Last month’s newsletter mentioned the installation of experimental water bars on some of the roads around the Kerr Ranch. Despite the sound of it, these are not swank joints where thirsty loggers and ranch hands can stop over to sample the waters of exotic streams – but they do help keep such streams’ waters clear and unpolluted.

Water bars, in this sense of the term, are erosion control structures, buried in the roadbed to divert runoff rather than letting it cut long channels straight down the road itself, scouring sediment to foul streams as it goes.

Here’s a closer look at the recent installation of water bars on the Kerr Ranch.

Different materials can be used to construct water bars, depending on specific design circumstances as well as local availability. Used mining belts are readily available in southeastern Oklahoma, so that’s what the Kerr Ranch used.

A trench is dug across the road, at an angle of 30 to 40 degrees from the perpendicular.


The mining belt is attached to rot resistant lumber…


…placed in the trench…


…and backfilled.


The water bar should be positioned so as to divert runoff into areas of stable vegetation.
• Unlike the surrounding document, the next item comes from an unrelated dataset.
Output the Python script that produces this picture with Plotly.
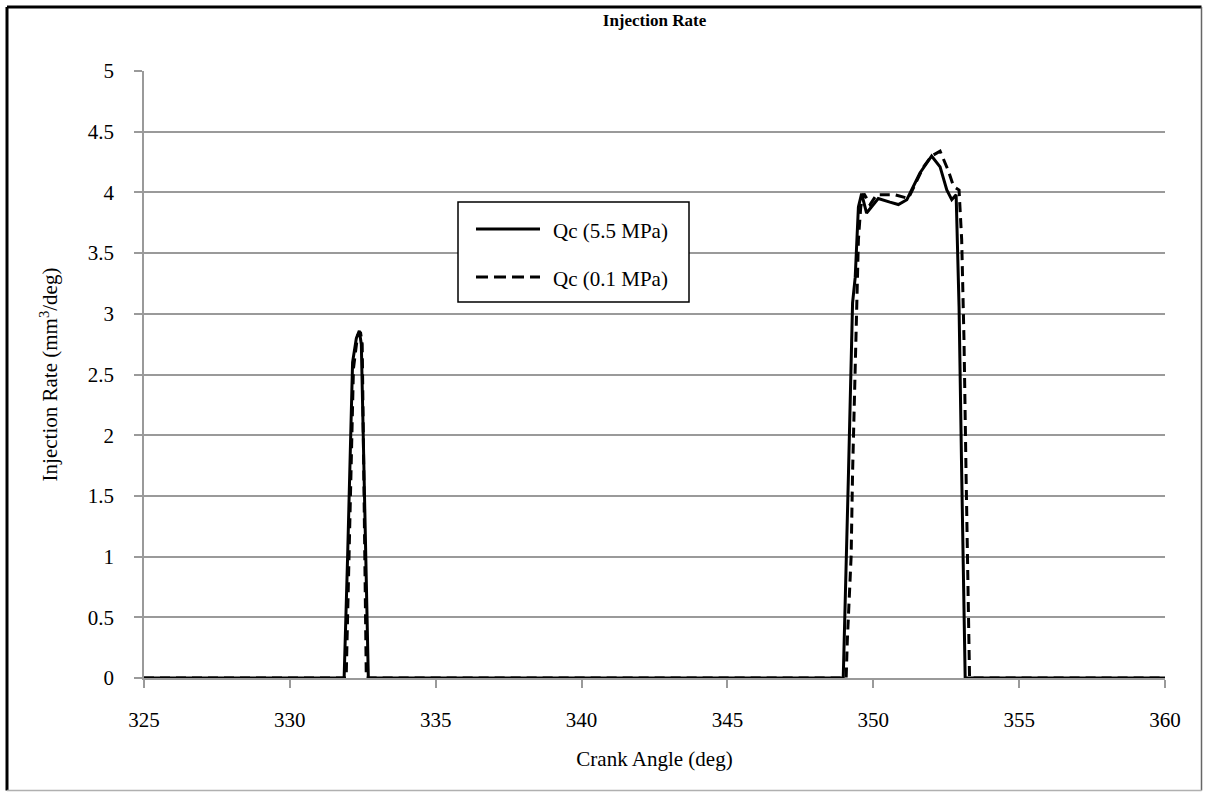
import plotly.graph_objects as go

# ---- data ----
crank_55 = [325, 331.86, 331.98, 332.15, 332.28, 332.38, 332.45, 332.69,
            348.97, 349.09, 349.15, 349.29, 349.38, 349.49, 349.6, 349.77, 349.95,
            350.17, 350.57, 350.86, 351.15, 351.6, 352.0, 352.29, 352.52, 352.69,
            352.84, 352.94, 353.03, 353.15, 360]
rate_55 = [0, 0, 1.0, 2.6, 2.8, 2.86, 2.75, 0,
           0, 1.0, 1.69, 3.09, 3.3, 3.88, 3.99, 3.83, 3.88,
           3.95, 3.92, 3.90, 3.94, 4.16, 4.30, 4.21, 4.02, 3.94,
           3.98, 3.06, 1.69, 0, 0]

crank_01 = [325, 331.93, 332.18, 332.32, 332.42, 332.48, 332.62,
            349.07, 349.11, 349.24, 349.29, 349.37, 349.43, 349.49, 349.57, 349.68,
            349.89, 350.11, 350.75, 351.2, 351.72, 352.0, 352.29, 352.57, 352.75,
            352.94, 353.03, 353.11, 353.18, 353.24, 353.3, 360]
rate_01 = [0, 0, 2.55, 2.82, 2.85, 2.75, 0,
           0, 0.31, 1.0, 1.69, 2.51, 3.06, 3.61, 3.88, 3.99,
           3.90, 3.98, 3.98, 3.95, 4.21, 4.30, 4.34, 4.18, 4.05,
           4.02, 3.61, 2.78, 1.69, 0.86, 0, 0]

series_names = ["Qc (5.5 MPa)", "Qc (0.1 MPa)"]
x_ticks = [325, 330, 335, 340, 345, 350, 355, 360]
y_ticks = [0, 0.5, 1, 1.5, 2, 2.5, 3, 3.5, 4, 4.5, 5]

FONT = "Liberation Serif, Times New Roman, serif"
GRID = "#9a9a9a"

fig = go.Figure()
fig.add_trace(go.Scatter(x=crank_55, y=rate_55, mode="lines", name=series_names[0],
                         line=dict(color="black", width=3), showlegend=False))
fig.add_trace(go.Scatter(x=crank_01, y=rate_01, mode="lines", name=series_names[1],
                         line=dict(color="black", width=3, dash="10px,6px"), showlegend=False))

# plot-area pixel geometry
L, R, T, B = 144, 1165, 71, 678
W, H = R - L, B - T
def px(x):
    return (x - L) / W
def py(y):
    return (B - y) / H

shapes = [
    # outer frame
    dict(type="line", xref="paper", yref="paper", x0=px(7), x1=px(7), y0=py(7), y1=py(790.5),
         line=dict(color="black", width=3)),
    dict(type="line", xref="paper", yref="paper", x0=px(7), x1=px(1201.5), y0=py(7), y1=py(7),
         line=dict(color="black", width=3)),
    dict(type="line", xref="paper", yref="paper", x0=px(1201.5), x1=px(1201.5), y0=py(7), y1=py(790.5),
         line=dict(color="#666666", width=1.5)),
    dict(type="line", xref="paper", yref="paper", x0=px(7), x1=px(1201.5), y0=py(790.5), y1=py(790.5),
         line=dict(color="#b0b0b0", width=1.5)),
    # legend box
    dict(type="rect", xref="paper", yref="paper", x0=px(458), x1=px(689), y0=py(302), y1=py(202),
         line=dict(color="black", width=1.5), fillcolor="white", layer="above"),
    dict(type="line", xref="paper", yref="paper", x0=px(476), x1=px(540), y0=py(229), y1=py(229),
         line=dict(color="black", width=3), layer="above"),
    dict(type="line", xref="paper", yref="paper", x0=px(476), x1=px(540), y0=py(277), y1=py(277),
         line=dict(color="black", width=3, dash="12px,6px"), layer="above"),
]

annotations = [
    dict(xref="paper", yref="paper", x=px(551), y=py(231), xanchor="left", yanchor="middle",
         text=series_names[0], showarrow=False, font=dict(family=FONT, size=21, color="black")),
    dict(xref="paper", yref="paper", x=px(551), y=py(279), xanchor="left", yanchor="middle",
         text=series_names[1], showarrow=False, font=dict(family=FONT, size=21, color="black")),
]

fig.update_layout(
    width=1205, height=792,
    margin=dict(l=L, r=1205 - R, t=T, b=792 - B),
    paper_bgcolor="white", plot_bgcolor="white",
    font=dict(family=FONT, size=21, color="black"),
    title=dict(text="<b>Injection Rate</b>", x=0.5, xref="paper", xanchor="center",
               y=1 - 20 / 792, yanchor="middle", font=dict(family=FONT, size=17, color="black")),
    shapes=shapes,
    annotations=annotations,
    showlegend=False,
)

fig.update_xaxes(
    range=[325, 360], tickvals=x_ticks, ticktext=[str(v) for v in x_ticks],
    showgrid=False, zeroline=False,
    showline=True, linecolor=GRID, linewidth=1.5,
    ticks="outside", ticklen=8, tickcolor=GRID, tickwidth=1.5,
    tickfont=dict(family=FONT, size=21, color="black"),
    ticklabelstandoff=14,
    title=dict(text="Crank Angle (deg)", font=dict(family=FONT, size=21, color="black"), standoff=20),
)
fig.update_yaxes(
    range=[0, 5], tickvals=y_ticks, ticktext=[("%g" % v) for v in y_ticks],
    showgrid=True, gridcolor=GRID, gridwidth=1.5, zeroline=False,
    showline=True, linecolor=GRID, linewidth=1.5,
    ticks="outside", ticklen=8, tickcolor=GRID, tickwidth=1.5,
    tickfont=dict(family=FONT, size=21, color="black"),
    ticklabelstandoff=16,
    title=dict(text="Injection Rate (mm<sup>3</sup>/deg)", font=dict(family=FONT, size=21, color="black"),
               standoff=24),
)

fig.write_html("out.html")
A series of water bars spaced along a road limit both the amount of water that can flow on a given segment of the road, and the total distance it can flow without meeting an obstacle. Both of these work to reduce the amount of sediment that runoff can transfer from roadbeds to stream channels.

The Kerr Center’s experimental water bar installations will be monitored for effectiveness. If they work as expected, the practice will be implemented over wider areas of the ranch.